Many Body Systems are everywhere (matter physics, superconductivity, nanoscience, in general any category of physical problems pertaining to the properties of microscopic systems made of a large number of interacting entities).

Imagine a ball moving in a force field spatially and temporally varying. If we know the force on the ball at every point in space and time then we can easily calculate the trajectory of the ball by using Newton’s laws. Problem is easy even if the field is varying, as long as the field variation does not depend upon the position or velocity of the ball. Now let’s attach a second ball to the first one by means of a spring. In general the spring will either be stretched or compressed the balls will exert a force with each other. The motion of the balls is still described by Newton’s classical laws of motion, but now the motion of the first ball A linked with the motion of the second one. That is, we cannot compute the trajectories of the balls separately. If there are many balls then the problem rapidly becomes complex. It should be stressed that the balls are still subject to Newton’s laws, but the difficulty of solving the motion equations increases rapidly because of the coupling. This is, in essence, a Many Body System : a sort of network of interacting entities in a field.

Now imagine “replacing” the ball with a neuron and the force field (spatially and temporally varying) with the chemical field of neurotransmitters. Now add a second neuron, attached to the first one with some synapsis and so on… that’s modelling brain’s neural network as a Many Body System.
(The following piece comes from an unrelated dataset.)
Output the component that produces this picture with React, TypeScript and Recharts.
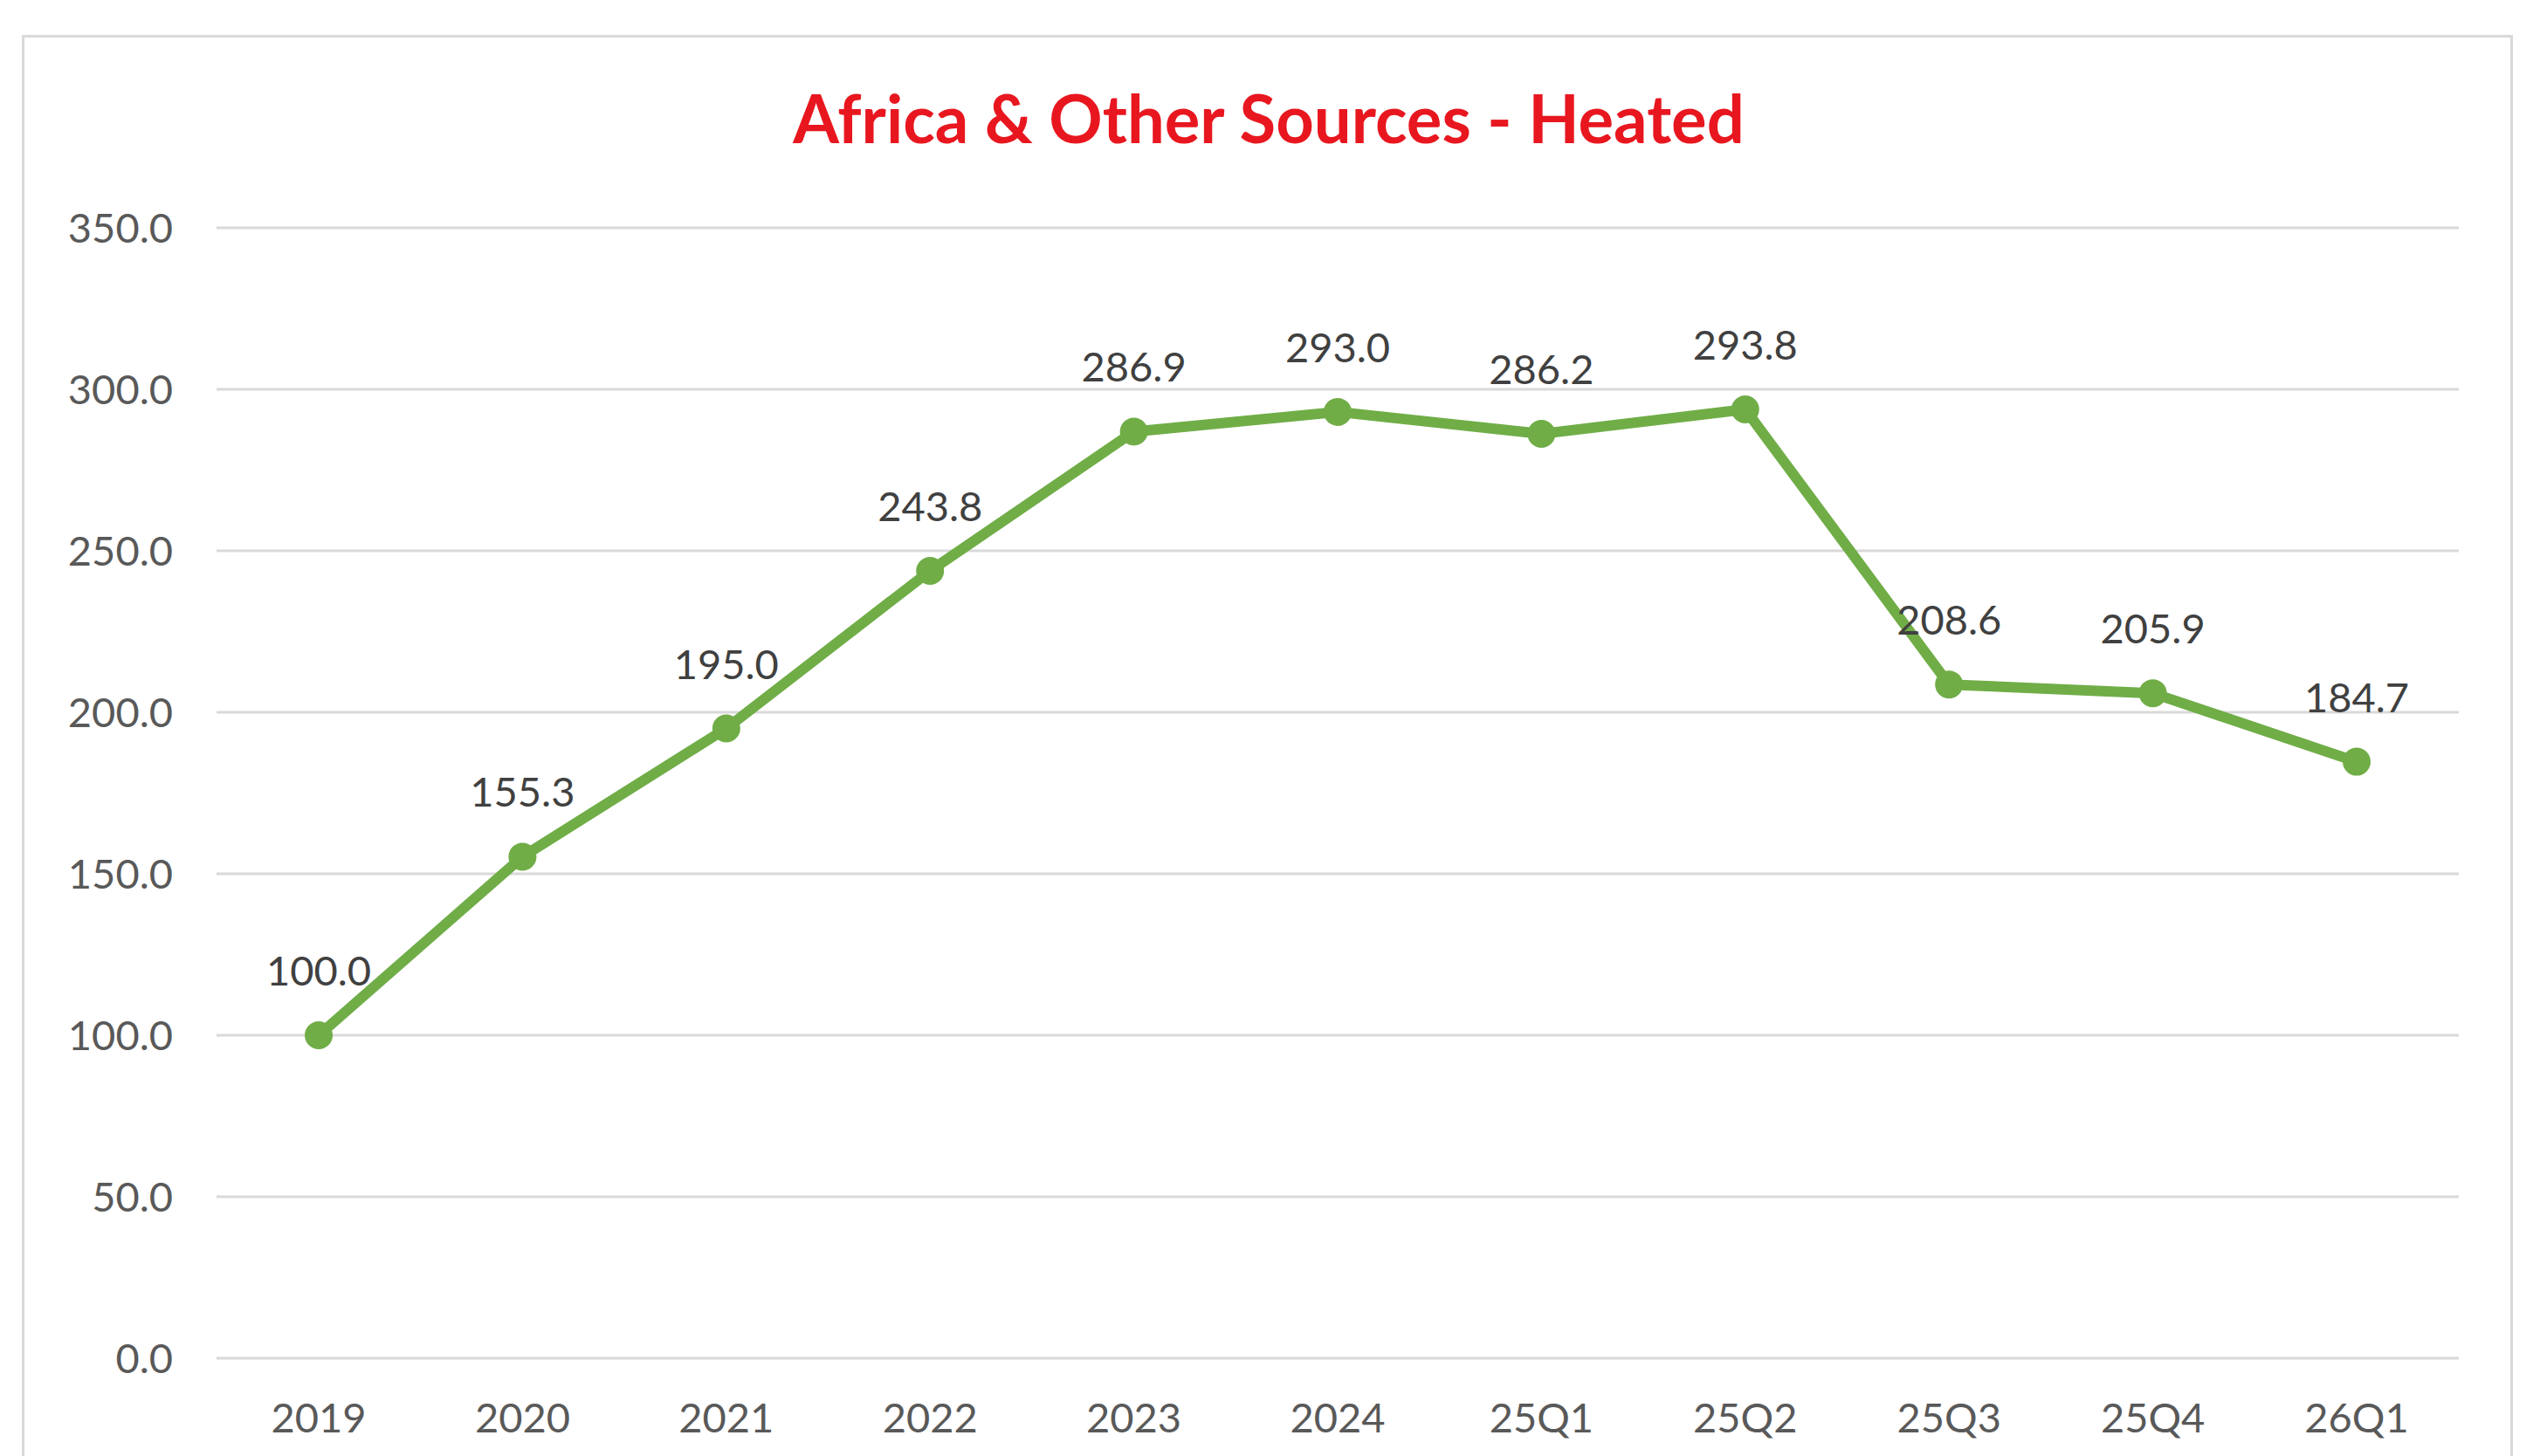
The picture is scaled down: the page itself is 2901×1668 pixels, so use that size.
import React from 'react';
import { LineChart, Line, XAxis, YAxis, CartesianGrid, LabelList } from 'recharts';

const categories = ['2019', '2020', '2021', '2022', '2023', '2024', '25Q1', '25Q2', '25Q3', '25Q4', '26Q1'];
const values = [100.0, 155.3, 195.0, 243.8, 286.9, 293.0, 286.2, 293.8, 208.6, 205.9, 184.7];
const yTicks = [0, 50, 100, 150, 200, 250, 300, 350];
const title = 'Africa & Other Sources - Heated';

const data = categories.map((c, i) => ({ cat: c, value: values[i] }));

const W = 2901;
const H = 1668;
const FONT = 'Lato, "Open Sans", sans-serif';

export default function App() {
  return (
    <div style={{ position: 'absolute', left: 0, top: 0, width: W, height: H, overflow: 'hidden', background: '#fff' }}>
      <div
        style={{
          position: 'absolute',
          left: 25,
          top: 40,
          width: 2853,
          height: 1700,
          border: '3px solid #D9D9D9',
          boxSizing: 'border-box',
        }}
      />
      <svg width={W} height={200} style={{ position: 'absolute', left: 0, top: 0 }}>
        <text
          x={1453}
          y={164}
          textAnchor="middle"
          fontFamily={FONT}
          fontWeight={700}
          fontSize={76}
          fill="#E8171F"
        >
          {title}
        </text>
      </svg>
      <div style={{ position: 'absolute', left: 0, top: 0 }}>
        <LineChart width={W} height={H} data={data} margin={{ top: 261, right: 85, bottom: 0, left: 48 }}>
          <CartesianGrid vertical={false} stroke="#D9D9D9" strokeWidth={3} />
          <XAxis
            dataKey="cat"
            height={112}
            axisLine={false}
            tickLine={false}
            tickSize={0}
            tickMargin={52}
            padding={{ left: 117, right: 117 }}
            tick={{ fill: '#595959', fontSize: 47, fontFamily: FONT }}
            interval={0}
          />
          <YAxis
            width={200}
            domain={[0, 350]}
            ticks={yTicks}
            axisLine={false}
            tickLine={false}
            tickSize={0}
            tickMargin={50}
            tickFormatter={(v: number) => v.toFixed(1)}
            tick={{ fill: '#595959', fontSize: 47, fontFamily: FONT }}
          />
          <Line
            type="linear"
            dataKey="value"
            stroke="#70AD47"
            strokeWidth={12}
            strokeLinejoin="round"
            dot={{ r: 16, fill: '#70AD47', stroke: 'none' }}
            activeDot={false}
            isAnimationActive={false}
          >
            <LabelList
              dataKey="value"
              position="top"
              offset={57}
              formatter={(v: number) => v.toFixed(1)}
              fill="#404040"
              fontSize={47}
              fontFamily={FONT}
            />
          </Line>
        </LineChart>
      </div>
    </div>
  );
}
Neurons might be simple, but complexity (with its wonderful properties) rapidly emerges because of their coupling.

Neurons Network as a Many Body System

Also future networks and even more social networks could be seen, in principle, as Many Body Systems (think about people behaviors coupling in certain socio-cultural fields): amazingly concepts and mathematical models being used in many-body mechanics will be valuable instruments to describe and master complexity of networks problems.